Directions ▸
Leaving out every picture, copy the lines of the data exactly, from the first through the line containing "import * as d3 from 'd3';".

__________

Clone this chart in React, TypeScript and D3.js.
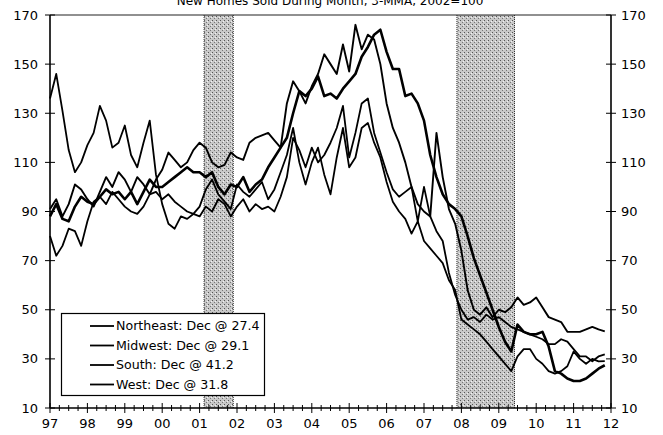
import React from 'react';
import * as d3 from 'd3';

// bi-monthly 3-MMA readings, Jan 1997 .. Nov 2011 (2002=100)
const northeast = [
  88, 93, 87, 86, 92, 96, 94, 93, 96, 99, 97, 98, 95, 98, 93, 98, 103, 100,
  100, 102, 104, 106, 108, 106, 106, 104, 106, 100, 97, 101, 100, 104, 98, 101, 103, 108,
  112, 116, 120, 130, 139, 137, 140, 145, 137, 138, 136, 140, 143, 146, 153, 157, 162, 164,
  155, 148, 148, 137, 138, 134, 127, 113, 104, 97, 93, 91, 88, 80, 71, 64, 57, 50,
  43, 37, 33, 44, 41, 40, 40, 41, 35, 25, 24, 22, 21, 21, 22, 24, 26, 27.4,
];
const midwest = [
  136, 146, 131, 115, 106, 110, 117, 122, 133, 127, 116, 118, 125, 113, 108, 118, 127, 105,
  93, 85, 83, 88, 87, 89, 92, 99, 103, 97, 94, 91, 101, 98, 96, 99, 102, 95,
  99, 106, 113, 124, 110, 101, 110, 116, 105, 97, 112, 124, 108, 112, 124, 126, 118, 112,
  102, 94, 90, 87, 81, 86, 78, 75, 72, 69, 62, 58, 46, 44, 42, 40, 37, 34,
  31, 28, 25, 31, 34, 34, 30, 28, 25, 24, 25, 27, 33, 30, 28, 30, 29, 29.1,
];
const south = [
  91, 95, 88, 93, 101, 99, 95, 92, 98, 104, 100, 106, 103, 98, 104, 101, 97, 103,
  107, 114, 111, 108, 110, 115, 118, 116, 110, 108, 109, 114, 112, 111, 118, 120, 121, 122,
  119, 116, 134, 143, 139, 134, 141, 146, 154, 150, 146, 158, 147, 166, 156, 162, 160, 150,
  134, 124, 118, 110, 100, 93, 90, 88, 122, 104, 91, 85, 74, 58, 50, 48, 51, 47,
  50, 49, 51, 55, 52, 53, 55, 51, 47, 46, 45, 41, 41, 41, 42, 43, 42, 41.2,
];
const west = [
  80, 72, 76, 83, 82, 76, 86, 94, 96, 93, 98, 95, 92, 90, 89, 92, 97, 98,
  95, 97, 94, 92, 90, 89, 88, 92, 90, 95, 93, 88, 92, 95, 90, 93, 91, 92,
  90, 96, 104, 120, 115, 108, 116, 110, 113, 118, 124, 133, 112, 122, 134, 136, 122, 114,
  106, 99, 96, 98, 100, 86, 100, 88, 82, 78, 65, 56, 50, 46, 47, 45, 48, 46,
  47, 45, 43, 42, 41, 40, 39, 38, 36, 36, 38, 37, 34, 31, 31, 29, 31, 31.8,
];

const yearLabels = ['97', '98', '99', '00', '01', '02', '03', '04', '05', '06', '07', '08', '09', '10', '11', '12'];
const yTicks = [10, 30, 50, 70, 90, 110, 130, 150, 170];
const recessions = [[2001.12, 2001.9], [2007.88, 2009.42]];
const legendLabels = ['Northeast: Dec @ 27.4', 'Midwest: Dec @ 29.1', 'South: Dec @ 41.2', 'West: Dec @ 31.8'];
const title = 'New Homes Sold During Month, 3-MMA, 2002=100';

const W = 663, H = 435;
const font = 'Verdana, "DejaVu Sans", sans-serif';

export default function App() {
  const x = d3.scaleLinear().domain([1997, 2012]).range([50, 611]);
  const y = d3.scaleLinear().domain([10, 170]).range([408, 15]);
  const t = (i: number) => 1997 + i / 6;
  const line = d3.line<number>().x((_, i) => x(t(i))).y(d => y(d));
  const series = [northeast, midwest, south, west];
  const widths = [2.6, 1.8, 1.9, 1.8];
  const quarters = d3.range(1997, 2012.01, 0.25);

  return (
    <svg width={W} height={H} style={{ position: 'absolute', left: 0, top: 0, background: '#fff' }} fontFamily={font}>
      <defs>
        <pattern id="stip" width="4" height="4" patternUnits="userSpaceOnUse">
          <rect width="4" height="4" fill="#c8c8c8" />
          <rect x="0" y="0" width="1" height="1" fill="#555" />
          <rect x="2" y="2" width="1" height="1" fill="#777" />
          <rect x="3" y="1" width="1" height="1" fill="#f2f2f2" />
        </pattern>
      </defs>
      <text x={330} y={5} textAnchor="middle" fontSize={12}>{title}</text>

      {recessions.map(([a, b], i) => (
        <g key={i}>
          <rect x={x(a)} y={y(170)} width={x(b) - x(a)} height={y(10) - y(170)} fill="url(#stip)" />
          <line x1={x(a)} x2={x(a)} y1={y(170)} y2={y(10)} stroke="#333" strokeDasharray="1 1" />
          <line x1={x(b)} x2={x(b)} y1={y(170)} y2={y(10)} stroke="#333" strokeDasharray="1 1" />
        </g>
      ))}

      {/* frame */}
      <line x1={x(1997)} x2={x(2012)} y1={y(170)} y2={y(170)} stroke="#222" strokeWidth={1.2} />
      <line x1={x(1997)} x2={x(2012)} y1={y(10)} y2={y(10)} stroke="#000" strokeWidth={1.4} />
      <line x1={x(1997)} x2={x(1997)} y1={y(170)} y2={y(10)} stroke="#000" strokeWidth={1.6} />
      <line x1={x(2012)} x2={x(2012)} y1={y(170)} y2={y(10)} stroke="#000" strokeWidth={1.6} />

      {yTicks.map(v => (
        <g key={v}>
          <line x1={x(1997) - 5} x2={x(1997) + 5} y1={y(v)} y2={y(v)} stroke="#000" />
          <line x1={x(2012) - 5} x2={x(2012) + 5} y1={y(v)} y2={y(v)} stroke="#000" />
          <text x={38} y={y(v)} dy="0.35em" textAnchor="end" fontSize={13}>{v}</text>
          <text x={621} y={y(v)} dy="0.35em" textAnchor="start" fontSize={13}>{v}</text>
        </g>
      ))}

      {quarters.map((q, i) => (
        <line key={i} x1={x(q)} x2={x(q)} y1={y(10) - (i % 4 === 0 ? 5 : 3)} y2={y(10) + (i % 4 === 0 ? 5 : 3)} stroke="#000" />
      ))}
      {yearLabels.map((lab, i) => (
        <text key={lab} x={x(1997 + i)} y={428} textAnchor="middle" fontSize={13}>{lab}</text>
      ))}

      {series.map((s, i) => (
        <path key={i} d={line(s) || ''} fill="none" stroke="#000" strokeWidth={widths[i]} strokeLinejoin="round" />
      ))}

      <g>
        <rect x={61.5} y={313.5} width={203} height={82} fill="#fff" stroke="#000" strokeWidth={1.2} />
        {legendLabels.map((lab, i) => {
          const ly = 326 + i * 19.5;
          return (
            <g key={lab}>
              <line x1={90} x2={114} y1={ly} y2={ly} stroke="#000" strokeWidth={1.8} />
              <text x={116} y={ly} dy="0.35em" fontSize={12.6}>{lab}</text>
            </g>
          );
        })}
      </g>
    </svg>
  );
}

__________

Result for this task ▸
Clone this chart in React, TypeScript and D3.js.
import React from 'react';
import * as d3 from 'd3';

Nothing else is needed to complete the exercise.